- WORK TO DO -
Include the line with "(#2:232.5pt) arc (#2:#3:232.5pt)" and every line before it in the entries below, echoed exactly, but not the pictures.

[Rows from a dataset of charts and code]
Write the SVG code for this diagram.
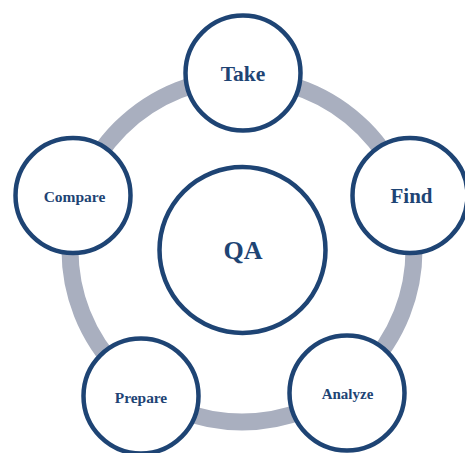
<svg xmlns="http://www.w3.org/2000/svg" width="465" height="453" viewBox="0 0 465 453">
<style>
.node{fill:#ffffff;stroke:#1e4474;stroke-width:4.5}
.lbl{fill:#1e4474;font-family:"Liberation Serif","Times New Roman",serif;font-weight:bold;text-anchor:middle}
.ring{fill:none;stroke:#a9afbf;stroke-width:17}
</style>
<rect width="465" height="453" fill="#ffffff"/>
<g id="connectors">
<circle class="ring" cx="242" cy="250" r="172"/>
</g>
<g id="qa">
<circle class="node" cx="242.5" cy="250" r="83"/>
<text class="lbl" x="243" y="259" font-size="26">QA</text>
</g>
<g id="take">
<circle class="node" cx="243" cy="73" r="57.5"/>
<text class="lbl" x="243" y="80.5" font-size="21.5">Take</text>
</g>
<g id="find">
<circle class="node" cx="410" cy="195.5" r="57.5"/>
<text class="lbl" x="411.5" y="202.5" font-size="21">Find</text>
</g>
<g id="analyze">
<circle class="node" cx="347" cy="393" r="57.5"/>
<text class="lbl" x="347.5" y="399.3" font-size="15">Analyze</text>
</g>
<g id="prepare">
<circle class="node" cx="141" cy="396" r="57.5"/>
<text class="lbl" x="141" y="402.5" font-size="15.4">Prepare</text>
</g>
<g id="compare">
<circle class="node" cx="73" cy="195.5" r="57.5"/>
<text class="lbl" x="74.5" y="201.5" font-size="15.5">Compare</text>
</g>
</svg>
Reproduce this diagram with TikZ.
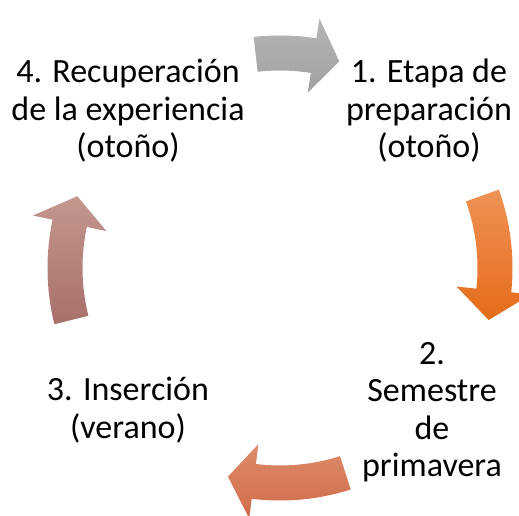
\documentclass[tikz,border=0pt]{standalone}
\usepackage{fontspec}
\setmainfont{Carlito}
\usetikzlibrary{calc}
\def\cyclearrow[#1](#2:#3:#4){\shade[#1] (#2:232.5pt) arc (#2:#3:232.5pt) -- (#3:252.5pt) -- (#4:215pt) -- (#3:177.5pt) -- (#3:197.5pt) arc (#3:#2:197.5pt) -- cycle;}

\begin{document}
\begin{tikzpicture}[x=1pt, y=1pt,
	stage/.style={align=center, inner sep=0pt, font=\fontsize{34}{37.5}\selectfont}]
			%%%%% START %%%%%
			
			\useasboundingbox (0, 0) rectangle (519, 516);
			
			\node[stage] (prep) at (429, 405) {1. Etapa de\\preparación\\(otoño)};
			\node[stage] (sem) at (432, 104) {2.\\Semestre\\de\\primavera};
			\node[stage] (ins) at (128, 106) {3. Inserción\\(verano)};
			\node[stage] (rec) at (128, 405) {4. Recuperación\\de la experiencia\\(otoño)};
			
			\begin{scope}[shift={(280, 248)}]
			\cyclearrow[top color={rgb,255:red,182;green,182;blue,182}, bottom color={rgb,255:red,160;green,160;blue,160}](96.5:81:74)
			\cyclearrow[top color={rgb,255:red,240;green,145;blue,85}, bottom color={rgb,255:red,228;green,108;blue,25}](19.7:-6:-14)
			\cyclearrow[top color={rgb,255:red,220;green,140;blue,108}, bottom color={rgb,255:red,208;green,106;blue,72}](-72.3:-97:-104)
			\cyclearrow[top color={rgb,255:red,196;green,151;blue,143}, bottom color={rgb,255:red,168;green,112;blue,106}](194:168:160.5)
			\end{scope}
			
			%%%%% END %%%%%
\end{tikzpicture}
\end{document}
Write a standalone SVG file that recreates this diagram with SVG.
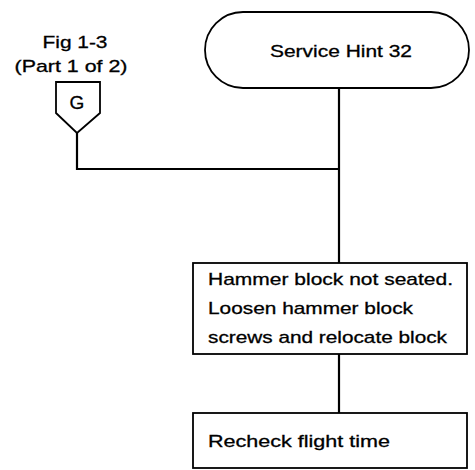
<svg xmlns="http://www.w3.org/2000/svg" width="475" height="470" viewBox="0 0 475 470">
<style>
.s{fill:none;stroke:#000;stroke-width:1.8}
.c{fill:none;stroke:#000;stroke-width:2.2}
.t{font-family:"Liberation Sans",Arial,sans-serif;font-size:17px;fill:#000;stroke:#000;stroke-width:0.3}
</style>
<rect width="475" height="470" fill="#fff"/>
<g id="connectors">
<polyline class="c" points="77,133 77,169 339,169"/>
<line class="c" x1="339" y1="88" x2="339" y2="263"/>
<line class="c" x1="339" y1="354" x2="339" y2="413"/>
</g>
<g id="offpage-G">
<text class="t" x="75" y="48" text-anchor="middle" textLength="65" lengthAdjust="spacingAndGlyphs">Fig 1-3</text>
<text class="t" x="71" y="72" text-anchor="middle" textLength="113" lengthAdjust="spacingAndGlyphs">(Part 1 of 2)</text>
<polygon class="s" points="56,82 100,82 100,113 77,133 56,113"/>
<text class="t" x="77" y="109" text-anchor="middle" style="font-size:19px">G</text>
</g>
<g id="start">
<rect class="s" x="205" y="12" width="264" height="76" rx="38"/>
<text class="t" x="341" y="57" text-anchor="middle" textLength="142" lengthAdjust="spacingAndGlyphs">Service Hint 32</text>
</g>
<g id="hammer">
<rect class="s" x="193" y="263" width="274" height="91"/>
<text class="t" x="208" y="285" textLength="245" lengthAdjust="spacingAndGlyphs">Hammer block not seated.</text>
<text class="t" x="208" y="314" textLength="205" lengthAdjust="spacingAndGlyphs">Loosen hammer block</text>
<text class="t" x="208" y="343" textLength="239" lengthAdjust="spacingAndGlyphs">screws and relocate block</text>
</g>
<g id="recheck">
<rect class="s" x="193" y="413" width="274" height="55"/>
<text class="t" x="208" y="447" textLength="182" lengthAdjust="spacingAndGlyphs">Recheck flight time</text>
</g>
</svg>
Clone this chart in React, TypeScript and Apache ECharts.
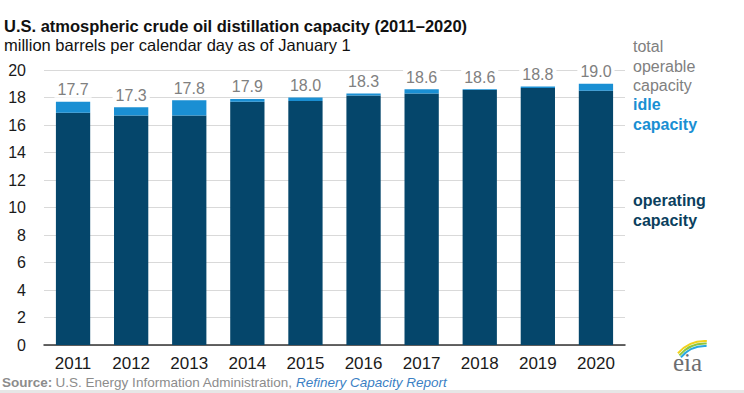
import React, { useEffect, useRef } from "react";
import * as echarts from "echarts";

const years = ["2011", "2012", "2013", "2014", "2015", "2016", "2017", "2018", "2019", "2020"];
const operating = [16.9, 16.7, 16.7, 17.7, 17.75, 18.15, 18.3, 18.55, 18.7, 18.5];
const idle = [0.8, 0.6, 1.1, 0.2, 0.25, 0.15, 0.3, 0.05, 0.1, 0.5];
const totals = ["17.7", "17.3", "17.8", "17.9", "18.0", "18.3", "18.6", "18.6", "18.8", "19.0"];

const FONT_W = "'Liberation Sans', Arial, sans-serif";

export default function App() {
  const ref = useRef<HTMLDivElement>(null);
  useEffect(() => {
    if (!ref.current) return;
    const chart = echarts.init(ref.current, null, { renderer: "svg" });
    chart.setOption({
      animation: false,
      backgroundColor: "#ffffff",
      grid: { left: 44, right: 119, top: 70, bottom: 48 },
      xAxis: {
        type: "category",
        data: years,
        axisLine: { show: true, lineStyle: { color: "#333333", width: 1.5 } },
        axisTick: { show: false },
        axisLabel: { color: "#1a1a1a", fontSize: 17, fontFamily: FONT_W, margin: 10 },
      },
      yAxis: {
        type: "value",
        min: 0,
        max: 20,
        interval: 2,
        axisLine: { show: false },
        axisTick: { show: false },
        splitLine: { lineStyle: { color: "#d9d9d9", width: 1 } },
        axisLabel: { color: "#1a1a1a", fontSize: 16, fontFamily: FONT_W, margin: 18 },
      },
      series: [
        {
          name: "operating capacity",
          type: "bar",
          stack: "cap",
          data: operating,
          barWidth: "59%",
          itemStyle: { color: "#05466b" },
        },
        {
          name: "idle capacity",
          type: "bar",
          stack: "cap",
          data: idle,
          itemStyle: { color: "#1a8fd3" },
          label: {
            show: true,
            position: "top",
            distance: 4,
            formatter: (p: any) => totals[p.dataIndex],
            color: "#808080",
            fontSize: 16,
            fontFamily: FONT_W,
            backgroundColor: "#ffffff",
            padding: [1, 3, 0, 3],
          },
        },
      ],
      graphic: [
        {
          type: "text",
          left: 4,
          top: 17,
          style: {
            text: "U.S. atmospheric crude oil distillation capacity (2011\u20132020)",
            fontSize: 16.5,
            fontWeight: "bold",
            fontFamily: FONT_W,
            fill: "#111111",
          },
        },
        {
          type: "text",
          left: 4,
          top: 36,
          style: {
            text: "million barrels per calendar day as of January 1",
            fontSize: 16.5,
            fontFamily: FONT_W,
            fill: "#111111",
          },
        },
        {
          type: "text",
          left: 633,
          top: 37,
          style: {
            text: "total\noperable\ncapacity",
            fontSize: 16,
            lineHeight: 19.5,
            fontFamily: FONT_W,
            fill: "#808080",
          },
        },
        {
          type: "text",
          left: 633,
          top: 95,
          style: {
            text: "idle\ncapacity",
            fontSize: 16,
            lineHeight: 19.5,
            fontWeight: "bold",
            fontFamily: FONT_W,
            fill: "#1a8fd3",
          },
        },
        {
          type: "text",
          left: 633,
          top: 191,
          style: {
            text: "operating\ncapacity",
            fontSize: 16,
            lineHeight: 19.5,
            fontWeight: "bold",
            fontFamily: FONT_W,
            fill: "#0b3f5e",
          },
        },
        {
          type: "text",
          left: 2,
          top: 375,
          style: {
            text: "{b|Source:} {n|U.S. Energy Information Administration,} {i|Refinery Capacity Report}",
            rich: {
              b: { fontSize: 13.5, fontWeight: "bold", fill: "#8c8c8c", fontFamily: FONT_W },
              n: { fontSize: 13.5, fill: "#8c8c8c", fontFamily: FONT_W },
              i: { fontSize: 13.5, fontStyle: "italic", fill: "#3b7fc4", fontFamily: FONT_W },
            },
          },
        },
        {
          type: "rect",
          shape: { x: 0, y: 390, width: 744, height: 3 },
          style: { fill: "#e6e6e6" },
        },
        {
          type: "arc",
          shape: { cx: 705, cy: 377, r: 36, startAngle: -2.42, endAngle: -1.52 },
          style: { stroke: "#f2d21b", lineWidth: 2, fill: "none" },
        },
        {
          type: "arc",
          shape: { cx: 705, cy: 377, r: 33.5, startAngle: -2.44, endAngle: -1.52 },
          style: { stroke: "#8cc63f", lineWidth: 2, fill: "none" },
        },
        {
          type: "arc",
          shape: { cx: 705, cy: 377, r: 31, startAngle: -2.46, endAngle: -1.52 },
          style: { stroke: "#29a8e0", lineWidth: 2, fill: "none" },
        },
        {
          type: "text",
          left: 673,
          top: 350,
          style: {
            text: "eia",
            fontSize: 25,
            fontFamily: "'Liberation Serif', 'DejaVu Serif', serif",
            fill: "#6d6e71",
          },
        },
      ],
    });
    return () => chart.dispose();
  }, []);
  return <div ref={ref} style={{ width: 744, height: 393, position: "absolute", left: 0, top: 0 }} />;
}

- TASK ANSWER -
Write the SVG code for this diagram.
<svg xmlns="http://www.w3.org/2000/svg" width="465" height="453" viewBox="0 0 465 453">
<style>
.node{fill:#ffffff;stroke:#1e4474;stroke-width:4.5}
.lbl{fill:#1e4474;font-family:"Liberation Serif","Times New Roman",serif;font-weight:bold;text-anchor:middle}
.ring{fill:none;stroke:#a9afbf;stroke-width:17}
</style>
<rect width="465" height="453" fill="#ffffff"/>
<g id="connectors">
<circle class="ring" cx="242" cy="250" r="172"/>
</g>
<g id="qa">
<circle class="node" cx="242.5" cy="250" r="83"/>
<text class="lbl" x="243" y="259" font-size="26">QA</text>
</g>
<g id="take">
<circle class="node" cx="243" cy="73" r="57.5"/>
<text class="lbl" x="243" y="80.5" font-size="21.5">Take</text>
</g>
<g id="find">
<circle class="node" cx="410" cy="195.5" r="57.5"/>
<text class="lbl" x="411.5" y="202.5" font-size="21">Find</text>
</g>
<g id="analyze">
<circle class="node" cx="347" cy="393" r="57.5"/>
<text class="lbl" x="347.5" y="399.3" font-size="15">Analyze</text>
</g>
<g id="prepare">
<circle class="node" cx="141" cy="396" r="57.5"/>
<text class="lbl" x="141" y="402.5" font-size="15.4">Prepare</text>
</g>
<g id="compare">
<circle class="node" cx="73" cy="195.5" r="57.5"/>
<text class="lbl" x="74.5" y="201.5" font-size="15.5">Compare</text>
</g>
</svg>
Reproduce this diagram with TikZ.
\documentclass[tikz,border=0pt]{standalone}
\usepackage{fontspec}
\setmainfont{Carlito}
\usetikzlibrary{calc}
\def\cyclearrow[#1](#2:#3:#4){\shade[#1] (#2:232.5pt) arc (#2:#3:232.5pt) -- (#3:252.5pt) -- (#4:215pt) -- (#3:177.5pt) -- (#3:197.5pt) arc (#3:#2:197.5pt) -- cycle;}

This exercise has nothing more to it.